By J.E. -- Broadcasting & Cable, 5/2/2005

NBC has joined ranks with the rest of the networks on the TV-ratings system.

The network said last week that it will immediately begin including content descriptors in its TV ratings—”V” for violence, “S” for sexual content, “L” for vulgar language, “D” for suggestive dialogue and “FV” for fantasy violence—as the other networks do. It will also air the ratings icons coming out of each commercial break.

ABC already airs the ratings coming out of commercials, and Fox does coming out of the 15-minute break for half-hour shows and on the half-hour for hour-long programs, while CBS airs them at the top of the hour and the half-hour.

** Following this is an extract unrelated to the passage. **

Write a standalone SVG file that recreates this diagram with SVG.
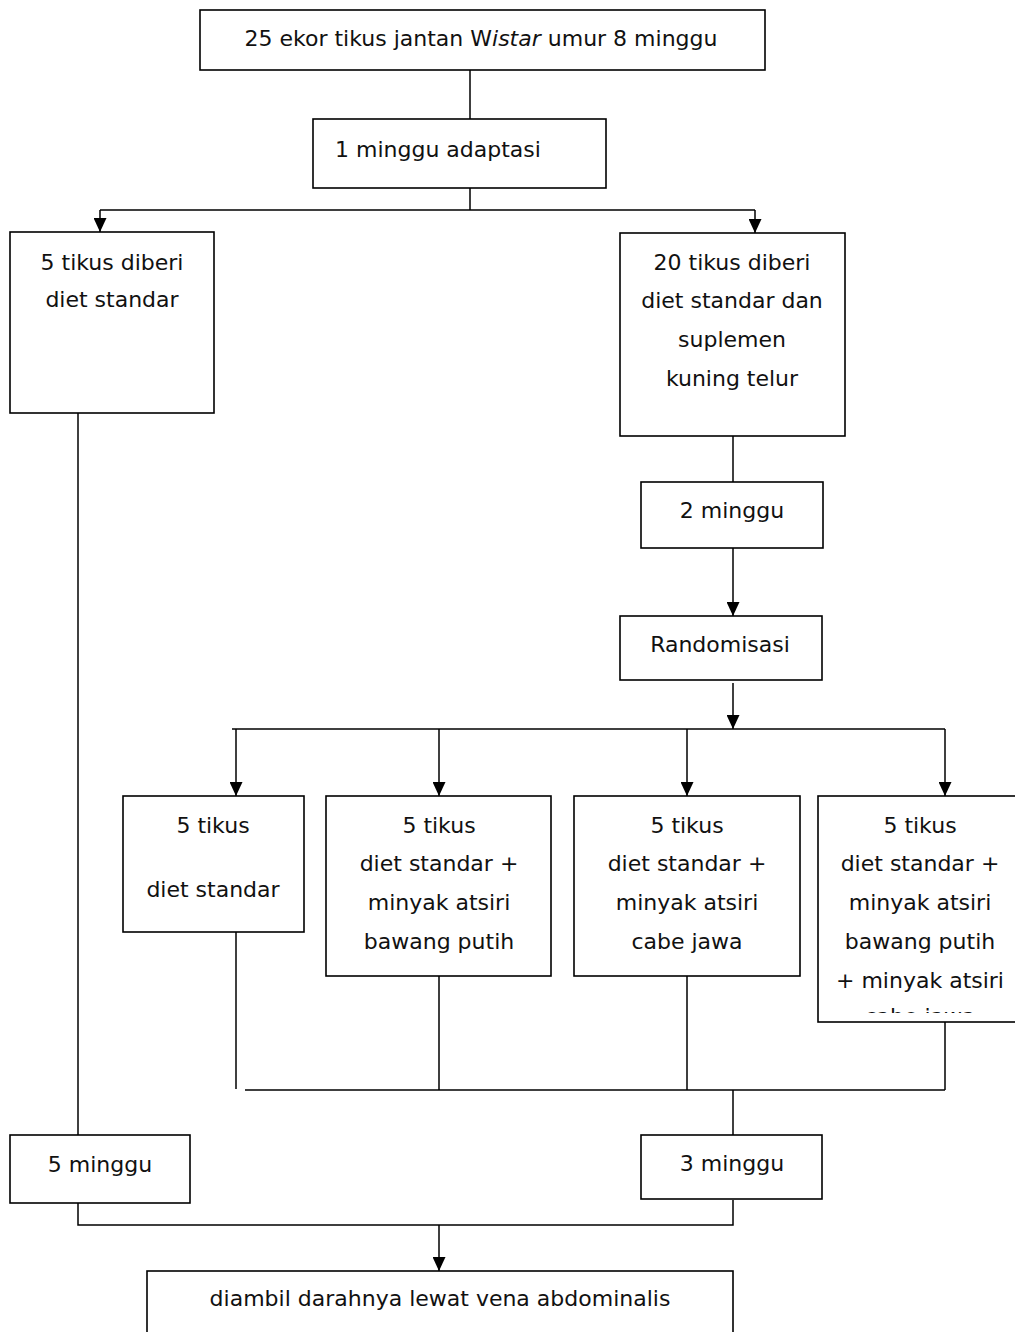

NBC said the changes will be “fully implemented” by the start of the new fall season.

NBC had been airing age-based classifications (“TV-G,” “TV-14,” for example), but it had refused to add the descriptors. The network was among the strongest critics of the adoption of the ratings system on First Amendment grounds.

Back when the system was instituted in 1997, NBC resisted pressure from the White House and Congress to adopt the descriptors. Arguing, in the words of one executive at the time, that they could be misleading and result in indiscriminate blocking and censorship, NBC said it would instead increase parental warnings when appropriate and monitor public opinion on the ratings system.

Of the turnabout, Alan Wurtzel, NBC president of broadcast standards, says changes in the times and technology were behind the move to add the descriptors.

“Eight years ago, when content descriptors were first implemented, we questioned if they would cause more confusion than they would help,” he says, “We're in an environment where the number of channels has grown exponentially. It's increasingly hard for viewers to know what's on all those channels. We want to give them more information, and our research shows that they are interested in choice and control, not in being passive.”

But self-regulation is a business decision as well as a public service, he says. Our advertisers pay a premium for a certain environment, he says, adding that there are more than 200 affiliates to think about.

NBC will also boost its public-service-announcement campaign for the ratings system, including airing PSAs in all dayparts.